By assessing your level, setting clear goals, building a weekly chess study plan, and following a simple 7-day template, you create a framework for steady chess improvement. Over time, this is how you truly learn how to study chess, how to train chess, and ultimately how to get good at chess in a way that feels sustainable, not overwhelming.
Related readings
If you want to go deeper on specific parts of your training, these World Chess blog articles pair well with this guide:
-
Beginner Chess Strategy: 15 Winning Strategies That Work – a practical overview of basic plans and positional ideas to plug into your training plan.
-
Chess Tactics for Beginners – Learn Basic Patterns and Strategies – focuses on tactical motifs and a simple routine to build pattern recognition.
-
How to Get Better at Chess: 2025 Beginner-Friendly Guide – expands on core improvement principles and shows how to connect daily habits with long-term results.
-
Chess Endgame Tactics: How to Win the Final Stage of the Game – helps you integrate endgame study into your chess training program so you can convert more advantages.
FAQ about Chess Training Programs
What’s the best way to study chess?
The best way to study chess for most players is a mix of:
-
Daily tactics (10–30 minutes).
-
Regular serious games (rapid/classical).
-
Honest analysis of your own games, especially losses.
-
Gradual study of openings, endgames, and strategy, guided by your weaknesses.
In other words: consistent, active work inside a structured chess training program.
What is a chess training program?
A chess training program is a structured plan for your improvement.
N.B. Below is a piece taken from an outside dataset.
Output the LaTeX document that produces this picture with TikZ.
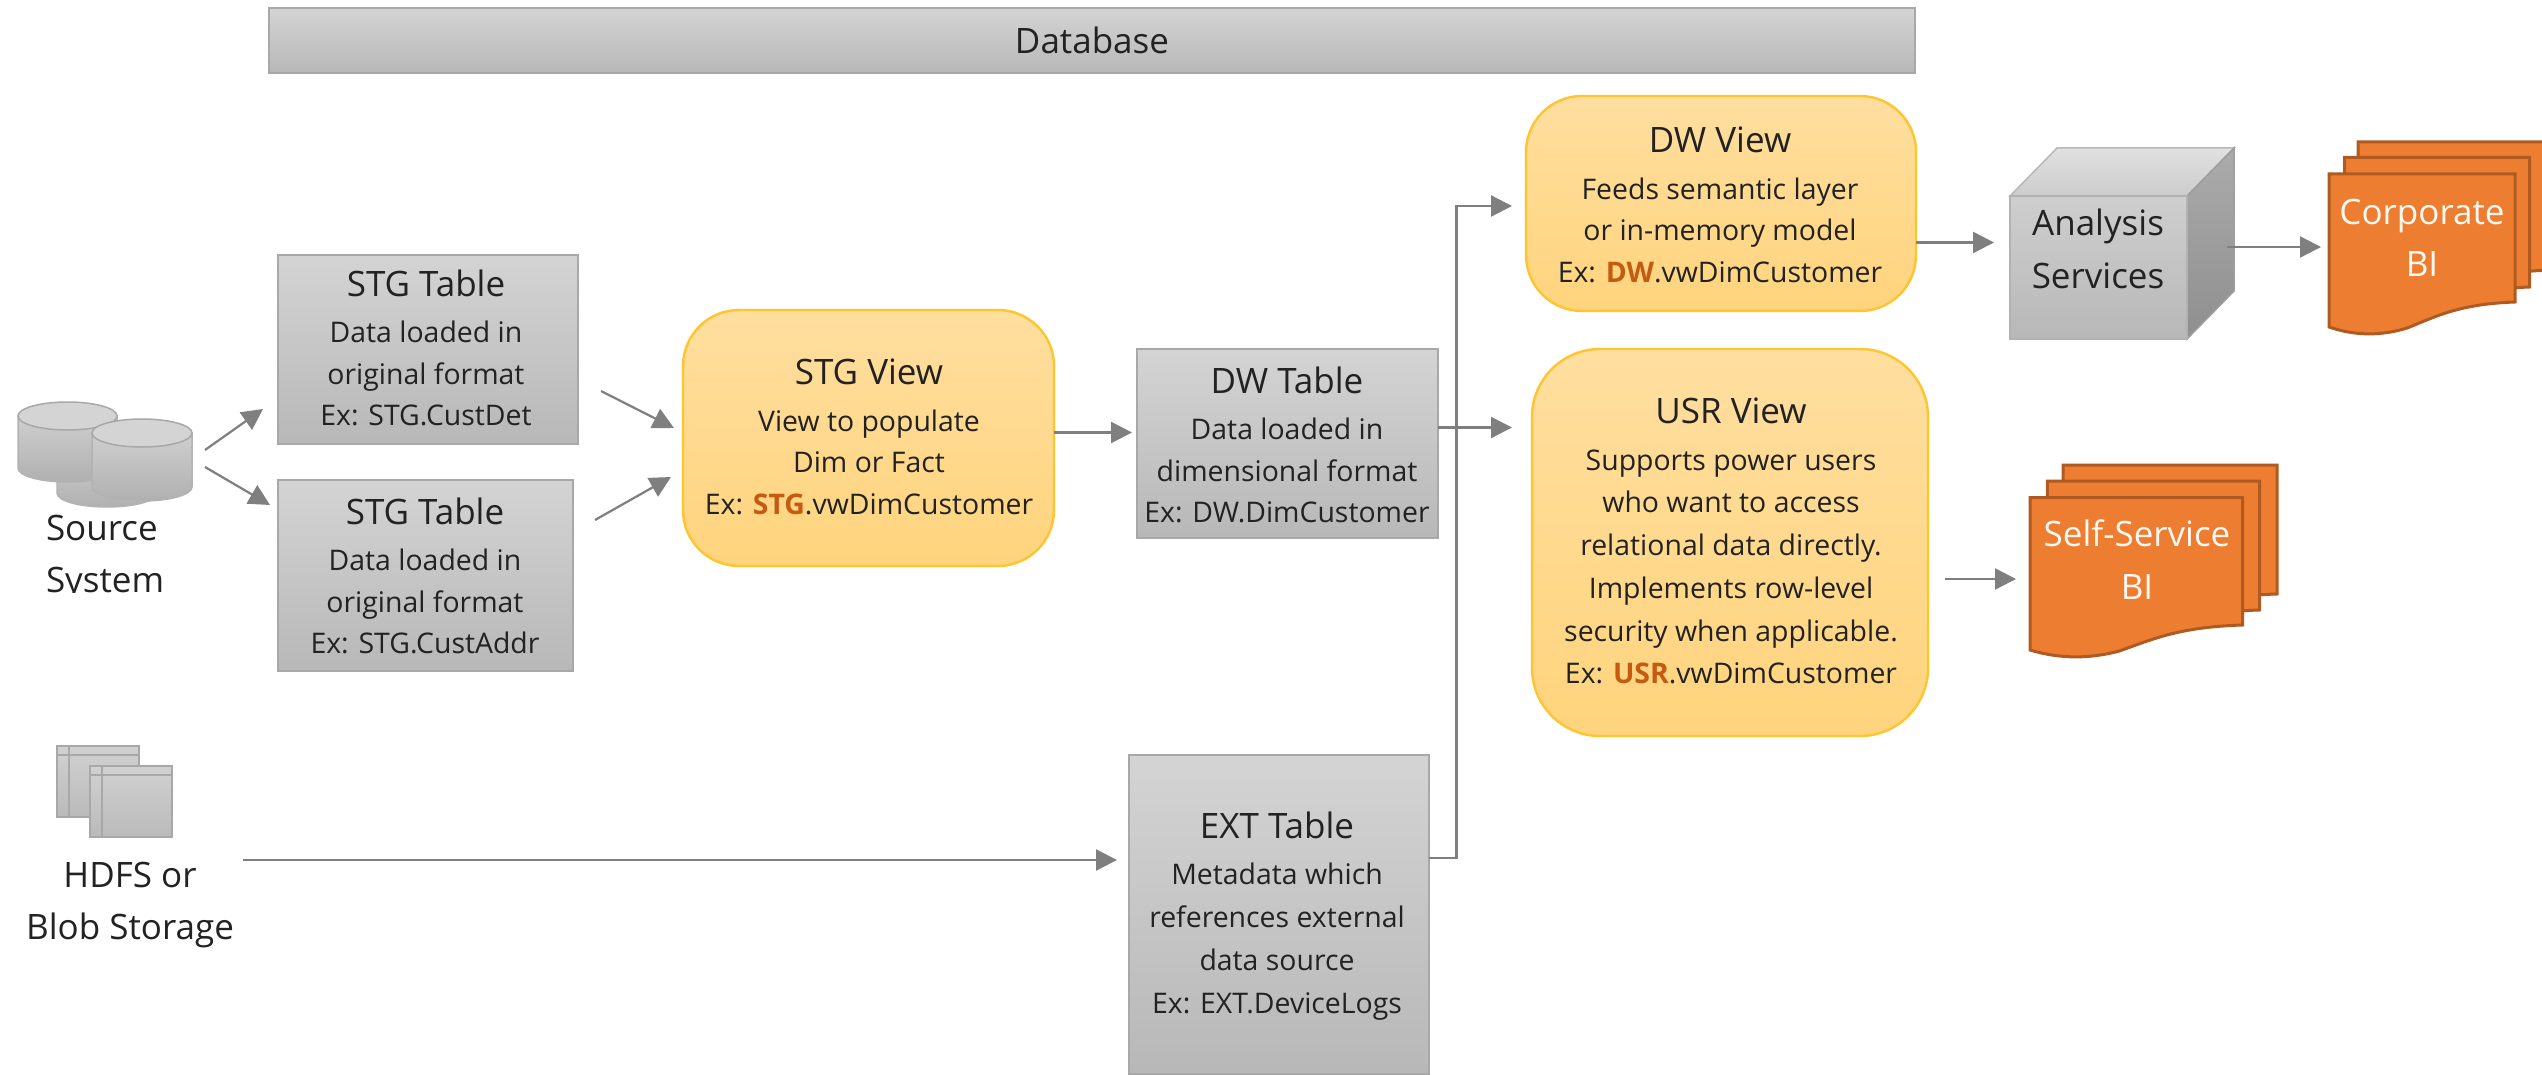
\documentclass[tikz,border=0pt]{standalone}
\usepackage{fontspec}
\setmainfont{Open Sans}
\usetikzlibrary{arrows.meta,shadings}
\definecolor{txt}{HTML}{222222}
\definecolor{grayedge}{HTML}{A8A8A8}
\definecolor{yeledge}{HTML}{FFC42E}
\definecolor{docfill}{HTML}{ED7D31}
\definecolor{docedge}{HTML}{AE5A21}
\definecolor{arrowc}{HTML}{7F7F7F}
\definecolor{exc}{HTML}{C55A11}
\newcommand\ttl{\fontsize{35}{35}\selectfont}
\newcommand\ex[1]{\textcolor{exc}{\bfseries #1}}
\newcommand\docshape[5]{%
 \draw[docstyle] (#1,#3) -- (#2,#3) -- (#2,#5)
  .. controls ({#2-0.30*(#2-#1)},{#5+2}) and ({#2-0.42*(#2-#1)},{#5+14}) .. ({#2-0.58*(#2-#1)},{#5+26})
  .. controls ({#2-0.72*(#2-#1)},{#5+34}) and ({#1+0.14*(#2-#1)},{#4+9}) .. (#1,#4) -- cycle;}
\newcommand\cyl[5]{%
 \shade[cylstyle] ({#1},{#3+#5}) -- ({#1},{#4-#5})
  .. controls ({#1},{#4-0.45*#5}) and ({#1+0.22*(#2-#1)},{#4}) .. ({0.5*(#1+#2)},{#4})
  .. controls ({#2-0.22*(#2-#1)},{#4}) and ({#2},{#4-0.45*#5}) .. ({#2},{#4-#5})
  -- ({#2},{#3+#5}) -- cycle;
 \draw[cyltop] ({#1},{#3+#5}) .. controls ({#1},{#3+0.45*#5}) and ({#1+0.22*(#2-#1)},{#3}) .. ({0.5*(#1+#2)},{#3})
  .. controls ({#2-0.22*(#2-#1)},{#3}) and ({#2},{#3+0.45*#5}) .. ({#2},{#3+#5})
  .. controls ({#2},{#3+1.55*#5}) and ({#2-0.22*(#2-#1)},{#3+2*#5}) .. ({0.5*(#1+#2)},{#3+2*#5})
  .. controls ({#1+0.22*(#2-#1)},{#3+2*#5}) and ({#1},{#3+1.55*#5}) .. ({#1},{#3+#5}) -- cycle;}
\newcommand\tableicon[5]{%
 \shade[iconstyle] (#1,#3) rectangle (#2,#4);
 \draw[iconline] (#1,#5) -- (#2,#5);
 \draw[iconline] ({#1+12},#3) -- ({#1+12},#4);}
\tikzset{
 x=1pt,y=-1pt,
 box/.style={rectangle,inner sep=0pt,outer sep=0pt},
 graybox/.style={box,draw=grayedge,line width=2pt,top color=black!17,bottom color=black!28,shading angle=0},
 yelbox/.style={box,draw=yeledge,line width=2.4pt,rounded corners=56pt,top color=yellowtop,bottom color=yellowbot},
 blank/.style={box},
 lbl/.style={inner sep=0pt,outer sep=0pt,align=center,text=txt,font=\fontsize{28.4}{41.5}\selectfont},
 lblw/.style={lbl,text=white!95!orange,font=\fontsize{35}{52.5}\selectfont},
 lblb/.style={lbl,font=\fontsize{35}{52.5}\selectfont},
 arr/.style={draw=arrowc,line width=2.2pt,-{Triangle[length=21pt,width=21pt,fill=arrowc]}},
 docstyle/.style={draw=docedge,fill=docfill,line width=3pt,line join=miter},
 cylstyle/.style={top color=black!19,bottom color=black!31,draw=black!30,line width=1.5pt},
 cyltop/.style={fill=black!17,draw=black!34,line width=1.5pt},
 iconstyle/.style={top color=black!18,bottom color=black!27,draw=grayedge,line width=2pt},
 iconline/.style={draw=grayedge,line width=2pt},
}
\definecolor{yellowtop}{HTML}{FFDE9F}
\definecolor{yellowbot}{HTML}{FFD47D}
\begin{document}
\begin{tikzpicture}
\useasboundingbox (0,0) rectangle (2542,1075);
\fill[white] (0,0) rectangle (2542,1075);

% header
\node[graybox,minimum width=1646pt,minimum height=65pt] (db) at (1092,40.5) {};
\node[lbl,font=\ttl] (dbt) at (1092,40) {Database};

% source icon
\cyl{57}{157}{440}{507}{14}
\cyl{18}{117}{402}{482}{14}
\cyl{92}{192}{419}{501}{14}
\node[blank,minimum width=174pt,minimum height=105pt] (srcicon) at (105,455) {};
\node[lblb,align=left,anchor=west] (srct) at (46,558) {Source\\System};
\fill[white] (30,593) rectangle (180,612);

% hdfs icon
\tableicon{57}{139}{746}{817}{755}
\tableicon{90}{172}{766}{837}{775}
\node[blank,minimum width=115pt,minimum height=91pt] (hdfsicon) at (114.5,791.5) {};
\node[lblb] (hdfst) at (130,905) {HDFS or\\Blob Storage};

% tables
\node[graybox,minimum width=300pt,minimum height=189pt] (stg1) at (428,349.5) {};
\node[lbl] (stg1t) at (426,348) {{\ttl STG Table}\\[5pt]Data loaded in\\original format\\Ex: STG.CustDet};
\node[graybox,minimum width=295pt,minimum height=191pt] (stg2) at (425.5,575.5) {};
\node[lbl] (stg2t) at (425,576) {{\ttl STG Table}\\[5pt]Data loaded in\\original format\\Ex: STG.CustAddr};
\node[graybox,minimum width=300.5pt,minimum height=189pt] (dw) at (1287.25,443.5) {};
\node[lbl] (dwt) at (1287,445) {{\ttl DW Table}\\[5pt]Data loaded in\\dimensional format\\Ex: DW.DimCustomer};
\node[graybox,minimum width=300pt,minimum height=319pt] (ext) at (1278.6,914.5) {};
\node[lbl,font=\fontsize{28.4}{43}\selectfont] (extt) at (1277,916) {{\ttl EXT Table}\\[3pt]Metadata which\\references external\\data source\\Ex: EXT.DeviceLogs};

% views
\node[yelbox,minimum width=371pt,minimum height=256pt] (stgv) at (868.5,438) {};
\node[lbl] (stgvt) at (869,437) {{\ttl STG View}\\[5pt]View to populate\\Dim or Fact\\Ex: \ex{STG}.vwDimCustomer};
\node[yelbox,minimum width=390pt,minimum height=215pt] (dwv) at (1721,203.5) {};
\node[lbl] (dwvt) at (1720,205) {{\ttl DW View}\\[5pt]Feeds semantic layer\\or in-memory model\\Ex: \ex{DW}.vwDimCustomer};
\node[yelbox,rounded corners=68pt,minimum width=396pt,minimum height=387pt] (usrv) at (1730,542.5) {};
\node[lbl,font=\fontsize{28.4}{42.7}\selectfont] (usrvt) at (1731,541) {{\ttl USR View}\\[4pt]Supports power users\\who want to access\\relational data directly.\\Implements row-level\\security when applicable.\\Ex: \ex{USR}.vwDimCustomer};

% cube
\fill[top color=black!12,bottom color=black!20,draw=black!28,line width=1.5pt] (2010,196) -- (2057,148) -- (2234,148) -- (2187,196) -- cycle;
\shade[top color=black!33,bottom color=black!44,draw=black!38,line width=1.5pt] (2187,196) -- (2234,148) -- (2234,291) -- (2187,339) -- cycle;
\node[graybox,draw=black!30,top color=black!19,bottom color=black!28,minimum width=177pt,minimum height=143pt] (cube) at (2098.5,267.5) {};
\node[lblb] (cubet) at (2098,249) {Analysis\\Services};

% documents
\docshape{2358}{2550}{142}{296}{270}
\docshape{2344.5}{2529.5}{157.5}{312}{287}
\docshape{2329}{2515}{174}{327}{302}
\node[blank,minimum width=186pt,minimum height=160pt] (corp) at (2422,254) {};
\node[lblw] (corpt) at (2422,238) {Corporate\\BI};
\docshape{2063}{2277}{465}{620}{594}
\docshape{2047.4}{2259.5}{481}{636}{610}
\docshape{2030}{2242.6}{497.5}{650}{625}
\node[blank,minimum width=213pt,minimum height=160pt] (self) at (2136.5,577) {};
\node[lblw] (selft) at (2137,559.5) {Self-Service\\BI};

% connectors
\coordinate (bus) at (1456.4,500);
\draw[arr] ([shift={(100,-5)}]srcicon.center) -- ([shift={(-15,59.5)}]stg1.west);
\draw[arr] ([shift={(100,12)}]srcicon.center) -- ([shift={(-8,-70.5)}]stg2.west);
\draw[arr] ([shift={(23,41.5)}]stg1.east) -- ([shift={(-9,-10)}]stgv.west);
\draw[arr] ([shift={(22,-55.5)}]stg2.east) -- ([shift={(-12,39)}]stgv.west);
\draw[arr] ([shift={(0,-5.5)}]stgv.east) -- ([shift={(-5,-11)}]dw.west);
\draw[arr] ([shift={(0,-16)}]dw.east) -- ([shift={(-20,-115)}]usrv.west);
\draw[arr] ([shift={(0,-56.5)}]ext.east) -| (bus) |- ([shift={(-14,2.5)}]dwv.west);
\draw[arr] ([shift={(128.5,68.5)}]hdfsicon.center) -- ([shift={(-11.6,-54.5)}]ext.west);
\draw[arr] ([shift={(0,39)}]dwv.east) -- ([shift={(-16,-25)}]cube.west);
\draw[arr] ([shift={(40,-20.5)}]cube.east) -- ([shift={(-8,-7)}]corp.west);
\draw[arr] ([shift={(17,36.5)}]usrv.east) -- ([shift={(-14,2)}]self.west);
\end{tikzpicture}
\end{document}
It:
-
Defines your goals (rating, skills, tournament performance).
-
Specifies methods (puzzles, games, analysis, books, lessons).
-
Organizes them into a realistic chess training plan or weekly schedule.
Instead of asking “What should I do today?”, you follow a pre-decided chess study plan.
How many hours a day should I train chess?
It depends on your life and ambitions, but:
-
30 minutes a day, done consistently, can already lead to steady improvement.
-
1–2 hours a day allow for faster progress if the work is high quality.
Consistency matters more than extreme volume. A sustainable chess improvement plan you follow for months beats a 5-hour “grind week” followed by burnout.
Can I improve at chess without a coach?
Yes. Many players improve at chess significantly on their own if they:
-
Follow a clear chess training program.
-
Use good resources (books, articles, videos, platforms).
-
Honestly analyze their own games and adjust their training.
A coach can speed things up and help you avoid common traps, but you can still make serious progress with a disciplined, self-directed chess training plan.
How much time does it take to master chess?
There is no universal answer. It depends on:
-
Your starting level
-
How many hours per week you can invest
-
The quality and structure of your chess training
With a consistent routine and a solid chess study plan, many adult improvers see meaningful rating gains in a few months and continue improving over years. The key is to focus less on “how fast” and more on “how well” you stick to your chess improvement plan.